A likely objection to my thesis is that, since they permit one an opportunity to persuade them that their rulings are unjust, the Laws are merited in ruling the individuals within the polis. First, the objection assumes that the Laws of Athens are just in their pretensions to legitimacy and, therefore, begs-the-question. Second, the objection is a non-sequitur. It does not follow that permitted discussion of an action(s) translates into a justification of the action(s). A thief, for instance, may allow the owners of a home to persuade him not burglarize their property without thus being justified in doing so.
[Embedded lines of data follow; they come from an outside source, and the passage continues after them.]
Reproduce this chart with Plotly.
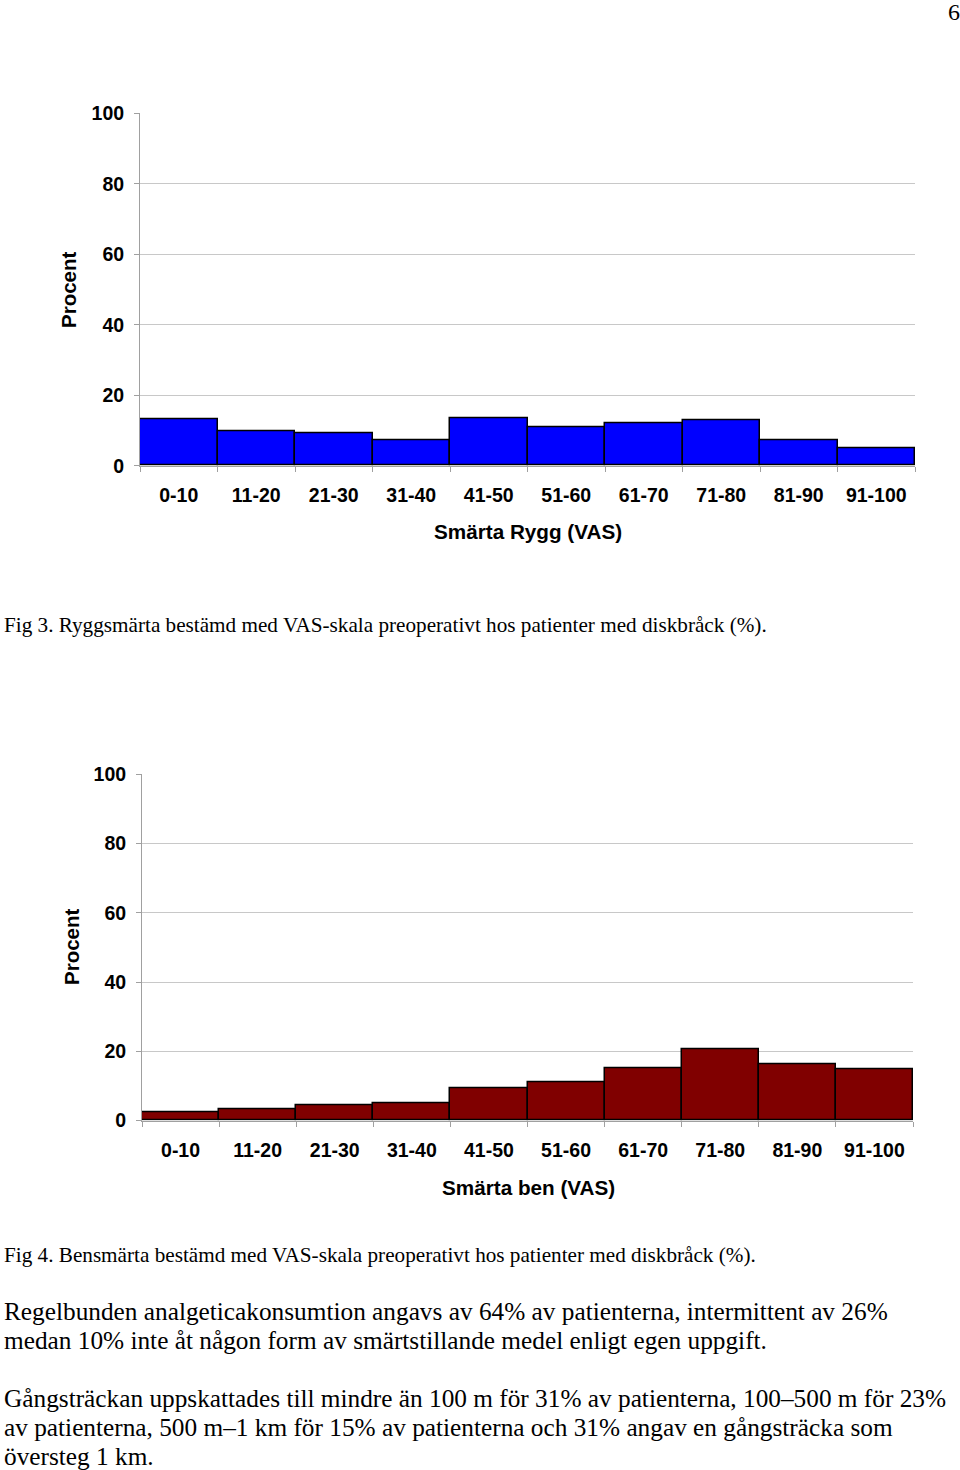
import plotly.graph_objects as go

categories = ["0-10", "11-20", "21-30", "31-40", "41-50", "51-60", "61-70", "71-80", "81-90", "91-100"]
rygg_values = [13.2, 9.9, 9.1, 7.3, 13.5, 10.8, 12.1, 12.8, 7.3, 5.0]
ben_values = [2.4, 3.3, 4.3, 5.1, 9.3, 11.1, 15.2, 20.7, 16.1, 14.9]
y_ticks = [0, 20, 40, 60, 80, 100]

W, H = 960, 1470

def px(x):
    return x / W

def py(y):
    return 1 - y / H

fig = go.Figure()
fig.add_trace(go.Bar(x=categories, y=rygg_values, marker=dict(color="#0000FF", line=dict(color="#000000", width=1.5)),
                     xaxis="x", yaxis="y", showlegend=False))
fig.add_trace(go.Bar(x=categories, y=ben_values, marker=dict(color="#800000", line=dict(color="#000000", width=1.5)),
                     xaxis="x2", yaxis="y2", showlegend=False))

sans = "Liberation Sans, Arial, sans-serif"
serif = "Liberation Serif, Times New Roman, serif"
tickfont = dict(family=sans, size=19.5, color="#000000", weight="bold")

xcommon = dict(showline=True, linecolor="#a0a0a0", linewidth=1, ticks="outside", tickson="boundaries",
               ticklen=5, tickcolor="#a0a0a0", tickfont=tickfont, showgrid=False, ticklabelstandoff=12,
               fixedrange=True)
ycommon = dict(range=[0, 100], tickvals=y_ticks, showline=True, linecolor="#a0a0a0", linewidth=1,
               ticks="outside", ticklen=5, tickcolor="#a0a0a0", tickfont=tickfont, showgrid=True,
               gridcolor="#c8c8c8", gridwidth=1, zeroline=False, ticklabelstandoff=6, fixedrange=True)

fig.update_layout(
    width=W, height=H,
    margin=dict(l=0, r=0, t=0, b=0, pad=0, autoexpand=False),
    paper_bgcolor="white", plot_bgcolor="white",
    bargap=0,
    xaxis=dict(domain=[px(140), px(915)], anchor="y", **xcommon),
    yaxis=dict(domain=[py(465.7), py(113.3)], anchor="x", **ycommon),
    xaxis2=dict(domain=[px(142), px(913)], anchor="y2", **xcommon),
    yaxis2=dict(domain=[py(1120.5), py(774.3)], anchor="x2", **ycommon),
)

anns = []
def text(t, x, y, size, family, xanchor="left", bold=False, angle=0):
    anns.append(dict(text=t, x=px(x), y=py(y), xref="paper", yref="paper", xanchor=xanchor, yanchor="middle",
                     showarrow=False, textangle=angle, borderpad=0,
                     font=dict(family=family, size=size, color="#000000", weight="bold" if bold else "normal")))

text("6", 954, 12, 24, serif, xanchor="center")
text("Procent", 68, 290, 20.5, sans, xanchor="center", bold=True, angle=-90)
text("Smärta Rygg (VAS)", 528, 531, 20.7, sans, xanchor="center", bold=True)
text("Fig 3. Ryggsmärta bestämd med VAS-skala preoperativt hos patienter med diskbråck (%).", 3, 625, 21.2, serif)
text("Procent", 71, 947, 20.5, sans, xanchor="center", bold=True, angle=-90)
text("Smärta ben (VAS)", 528, 1187, 20.7, sans, xanchor="center", bold=True)
text("Fig 4. Bensmärta bestämd med VAS-skala preoperativt hos patienter med diskbråck (%).", 3, 1255, 21.2, serif)
body = [
    ("Regelbunden analgeticakonsumtion angavs av 64% av patienterna, intermittent av 26%", 1311),
    ("medan 10% inte åt någon form av smärtstillande medel enligt egen uppgift.", 1340),
    ("Gångsträckan uppskattades till mindre än 100 m för 31% av patienterna, 100–500 m för 23%", 1398),
    ("av patienterna, 500 m–1 km för 15% av patienterna och 31% angav en gångsträcka som", 1427),
    ("översteg 1 km.", 1456),
]
for t, y in body:
    text(t, 3, y, 25.3, serif)

fig.update_layout(annotations=anns)
fig.write_html("out.html")
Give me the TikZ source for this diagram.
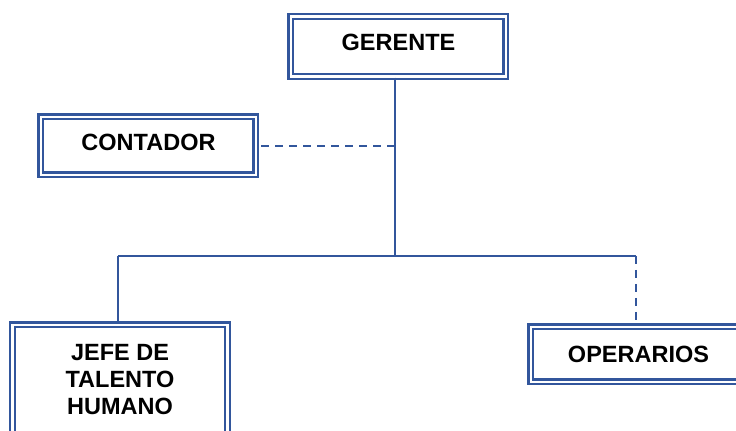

Socrates’ belief in a tacit political contract is untenable. It is invariably espoused by governing entities and their ideologues to justify their monopoly on the use of violence, and to facilitate obedience to their pronouncements. It is quite unfortunate that, despite his revolutionary mind, Socrates was unable to question that which most needs to be questioned: the notion that the state has a claim to a man’s life, liberty, and property. It is in my estimation that Socrates’ stated reason for not escaping his execution was premised upon a misconception of the state. He failed to recognize that the state is simply a collection of individuals who make claims of sovereignty over a certain geographical location. This collection of individuals must necessarily exert their will upon others- in the form of violence or the threat of violence- in order to achieve compliance to its dictates. Socrates accepted this conception of the state as just and therefore possessed a slavish conception of the relationship between the individual and the state. It is a shame that in not questioning the state such a provocative man died so ignobly.